Thirty years. What a long strange trip its been. What have I accomplished... nothing special... but a lot more than some people may have expected. I got the feeling that people expected me to crawl into a corner... curl up and die. Suddenly, I was "special". People acted like I was Wyatt Earp... you know... the old TV western. The theme song was: Wyatt Earp. Wyatt Earp. Brave,
Courageous and Bold. And why? Because I didn't fold my hand... I have played the cards dealt to me.
I've never been the sharpest knife in the drawer, but I have learned to work hard with the tools I have. I caught up with my class in school after living 6 months in three hospitals. I completed a goal I had before my accident of earning my Eagle Scout Award. My service project was a life long endeavor to teach others that a person with a disability can (and should) be just like everyone else. I was the first person in a wheelchair to graduate from my high school. I went to college and graduated with a three-point average (not bad for a quad who also has a perceptual problem). I was the first person in a wheelchair to graduate from my college with a four-year degree. I was stunned when everyone, including people who didn't even know me, gave me a standing ovation on graduation day. When it happened in high school, I understood that all these kids knew me before I acquired this disability and they were proud of me. When it happened in college, I became very cynical. Was it so far fetched to think that a person with a disability could be successful? Why is it that when others do something its expected of them… but when I do, its so astounding that I can?

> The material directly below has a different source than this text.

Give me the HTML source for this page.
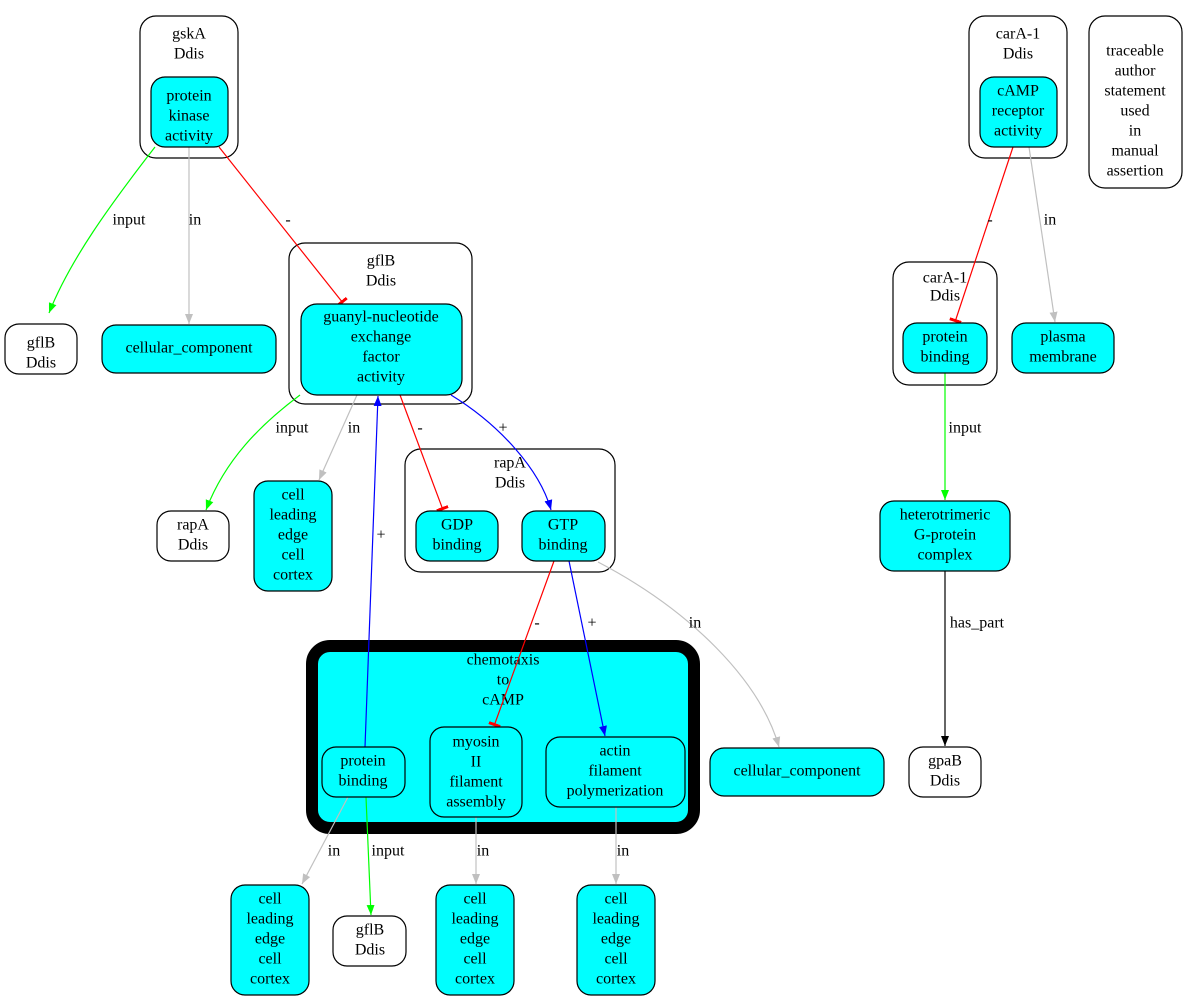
<!DOCTYPE html>
<html><head><meta charset="utf-8"><style>
html,body{margin:0;padding:0;background:#fff}
svg{display:block}
text{font-family:"Liberation Serif",serif;font-size:16px;text-anchor:middle;dominant-baseline:middle;fill:#000}
.n{stroke:#000;stroke-width:1.2}
.c{fill:#00ffff}
.w{fill:#fff}
.e{fill:none;stroke-width:1.2}
</style></head><body>
<svg width="1188" height="1002" viewBox="0 0 1188 1002" xmlns="http://www.w3.org/2000/svg">
<defs>
<marker id="ag" viewBox="0 0 10 10" refX="10" refY="5" markerWidth="10" markerHeight="10" markerUnits="userSpaceOnUse" orient="auto"><path d="M0,1L10,5L0,9z" fill="#00ff00"/></marker>
<marker id="ay" viewBox="0 0 10 10" refX="10" refY="5" markerWidth="10" markerHeight="10" markerUnits="userSpaceOnUse" orient="auto"><path d="M0,1L10,5L0,9z" fill="#c0c0c0"/></marker>
<marker id="ab" viewBox="0 0 10 10" refX="10" refY="5" markerWidth="10" markerHeight="10" markerUnits="userSpaceOnUse" orient="auto"><path d="M0,1L10,5L0,9z" fill="#0000ff"/></marker>
<marker id="ak" viewBox="0 0 10 10" refX="10" refY="5" markerWidth="10" markerHeight="10" markerUnits="userSpaceOnUse" orient="auto"><path d="M0,1L10,5L0,9z" fill="#000"/></marker>
<marker id="tr" viewBox="0 0 4 12" refX="3" refY="6" markerWidth="4" markerHeight="12" markerUnits="userSpaceOnUse" orient="auto"><rect x="0" y="0" width="3" height="12" fill="#ff0000"/></marker>
</defs>

<!-- clusters -->
<rect x="140" y="16" width="98" height="142" rx="16" class="n w"/>
<text x="189" y="35">gskA</text><text x="189" y="55">Ddis</text>
<rect x="289" y="243" width="183" height="161" rx="16" class="n w"/>
<text x="381" y="262">gflB</text><text x="381" y="282">Ddis</text>
<rect x="405" y="449" width="210" height="123" rx="16" class="n w"/>
<text x="510" y="464">rapA</text><text x="510" y="484">Ddis</text>
<rect x="969" y="16" width="98" height="142" rx="16" class="n w"/>
<text x="1018" y="35">carA-1</text><text x="1018" y="55">Ddis</text>
<rect x="893" y="262" width="104" height="123" rx="16" class="n w"/>
<text x="945" y="279">carA-1</text><text x="945" y="297">Ddis</text>
<rect x="312" y="646" width="382" height="182" rx="18" fill="#00ffff" stroke="#000" stroke-width="12"/>
<text x="503" y="661">chemotaxis</text><text x="503" y="681">to</text><text x="503" y="701">cAMP</text>

<!-- edges -->
<path class="e" stroke="#00ff00" d="M155,147 C110,205 70,260 49,313" marker-end="url(#ag)"/>
<path class="e" stroke="#c0c0c0" d="M189,147 L189,324" marker-end="url(#ay)"/>
<path class="e" stroke="#ff0000" d="M219,147 L343,303" marker-end="url(#tr)"/>
<path class="e" stroke="#00ff00" d="M300,395 C260,425 225,460 206,510" marker-end="url(#ag)"/>
<path class="e" stroke="#c0c0c0" d="M357,395 L319,480" marker-end="url(#ay)"/>
<path class="e" stroke="#0000ff" d="M365,747 L378,396" marker-end="url(#ab)"/>
<path class="e" stroke="#ff0000" d="M400,395 L443,510" marker-end="url(#tr)"/>
<path class="e" stroke="#0000ff" d="M451,395 C500,425 540,470 551,510" marker-end="url(#ab)"/>
<path class="e" stroke="#ff0000" d="M554,561 L494,726" marker-end="url(#tr)"/>
<path class="e" stroke="#0000ff" d="M569,561 L605,736" marker-end="url(#ab)"/>
<path class="e" stroke="#c0c0c0" d="M598,562 C690,610 760,680 779,747" marker-end="url(#ay)"/>
<path class="e" stroke="#ff0000" d="M1013,147 L955,322" marker-end="url(#tr)"/>
<path class="e" stroke="#c0c0c0" d="M1029,147 L1055,322" marker-end="url(#ay)"/>
<path class="e" stroke="#00ff00" d="M945,373 L945,500" marker-end="url(#ag)"/>
<path class="e" stroke="#000" d="M945,571 L945,746" marker-end="url(#ak)"/>
<path class="e" stroke="#c0c0c0" d="M348,797 L302,884" marker-end="url(#ay)"/>
<path class="e" stroke="#00ff00" d="M366,797 L371,915" marker-end="url(#ag)"/>
<path class="e" stroke="#c0c0c0" d="M476,817 L476,884" marker-end="url(#ay)"/>
<path class="e" stroke="#c0c0c0" d="M616,807 L616,884" marker-end="url(#ay)"/>

<!-- edge labels -->
<text x="129" y="221">input</text><text x="195" y="221">in</text><text x="288" y="221">-</text>
<text x="292" y="429">input</text><text x="354" y="429">in</text><text x="420" y="429">-</text><text x="503" y="429">+</text>
<text x="381" y="536">+</text>
<text x="537" y="624">-</text><text x="592" y="624">+</text><text x="695" y="624">in</text>
<text x="990" y="221">-</text><text x="1050" y="221">in</text>
<text x="965" y="429">input</text><text x="977" y="624">has_part</text>
<text x="334" y="852">in</text><text x="388" y="852">input</text><text x="483" y="852">in</text><text x="623" y="852">in</text>

<!-- nodes -->
<rect x="151" y="77" width="77" height="70" rx="14" class="n c"/>
<text x="189" y="97">protein</text><text x="189" y="117">kinase</text><text x="189" y="137">activity</text>
<rect x="5" y="324" width="72" height="50" rx="14" class="n w"/>
<text x="41" y="344">gflB</text><text x="41" y="364">Ddis</text>
<rect x="102" y="325" width="174" height="48" rx="14" class="n c"/>
<text x="189" y="349">cellular_component</text>
<rect x="301" y="304" width="161" height="91" rx="16" class="n c"/>
<text x="381" y="318">guanyl-nucleotide</text><text x="381" y="338">exchange</text><text x="381" y="358">factor</text><text x="381" y="378">activity</text>
<rect x="157" y="511" width="72" height="50" rx="14" class="n w"/>
<text x="193" y="526">rapA</text><text x="193" y="546">Ddis</text>
<rect x="254" y="481" width="78" height="110" rx="14" class="n c"/>
<text x="293" y="496">cell</text><text x="293" y="516">leading</text><text x="293" y="536">edge</text><text x="293" y="556">cell</text><text x="293" y="576">cortex</text>
<rect x="416" y="511" width="82" height="50" rx="14" class="n c"/>
<text x="457" y="526">GDP</text><text x="457" y="546">binding</text>
<rect x="522" y="511" width="83" height="50" rx="14" class="n c"/>
<text x="563" y="526">GTP</text><text x="563" y="546">binding</text>
<rect x="322" y="747" width="83" height="50" rx="14" class="n c"/>
<text x="363" y="762">protein</text><text x="363" y="782">binding</text>
<rect x="430" y="727" width="92" height="90" rx="14" class="n c"/>
<text x="476" y="743">myosin</text><text x="476" y="763">II</text><text x="476" y="783">filament</text><text x="476" y="803">assembly</text>
<rect x="546" y="737" width="139" height="70" rx="14" class="n c"/>
<text x="615" y="752">actin</text><text x="615" y="772">filament</text><text x="615" y="792">polymerization</text>
<rect x="710" y="748" width="174" height="48" rx="14" class="n c"/>
<text x="797" y="772">cellular_component</text>
<rect x="231" y="885" width="78" height="110" rx="14" class="n c"/>
<text x="270" y="900">cell</text><text x="270" y="920">leading</text><text x="270" y="940">edge</text><text x="270" y="960">cell</text><text x="270" y="980">cortex</text>
<rect x="436" y="885" width="78" height="110" rx="14" class="n c"/>
<text x="475" y="900">cell</text><text x="475" y="920">leading</text><text x="475" y="940">edge</text><text x="475" y="960">cell</text><text x="475" y="980">cortex</text>
<rect x="577" y="885" width="78" height="110" rx="14" class="n c"/>
<text x="616" y="900">cell</text><text x="616" y="920">leading</text><text x="616" y="940">edge</text><text x="616" y="960">cell</text><text x="616" y="980">cortex</text>
<rect x="333" y="916" width="73" height="50" rx="14" class="n w"/>
<text x="370" y="931">gflB</text><text x="370" y="951">Ddis</text>
<rect x="980" y="77" width="77" height="70" rx="14" class="n c"/>
<text x="1018" y="92">cAMP</text><text x="1018" y="112">receptor</text><text x="1018" y="132">activity</text>
<rect x="1089" y="16" width="93" height="172" rx="16" class="n w"/>
<text x="1135" y="52">traceable</text><text x="1135" y="72">author</text><text x="1135" y="92">statement</text><text x="1135" y="112">used</text><text x="1135" y="132">in</text><text x="1135" y="152">manual</text><text x="1135" y="172">assertion</text>
<rect x="903" y="323" width="84" height="50" rx="14" class="n c"/>
<text x="945" y="338">protein</text><text x="945" y="358">binding</text>
<rect x="1012" y="323" width="102" height="50" rx="14" class="n c"/>
<text x="1063" y="338">plasma</text><text x="1063" y="358">membrane</text>
<rect x="880" y="501" width="130" height="70" rx="14" class="n c"/>
<text x="945" y="516">heterotrimeric</text><text x="945" y="536">G-protein</text><text x="945" y="556">complex</text>
<rect x="909" y="747" width="72" height="50" rx="14" class="n w"/>
<text x="945" y="762">gpaB</text><text x="945" y="782">Ddis</text>
</svg>
</body></html>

To this day, I try to preach that I am many things... a man... a sports fan... a husband... a dad... a sexual human being... a friend... a voter... a driver... a consumer... a bowler... a wanna-be comedian... a pain in the ass... a dirty old man... and... a person with a disability. Having this thing called disability is but one part of me.
Please celebrate life with me on the thirty year anniversary of the day I acquired this thing called disability.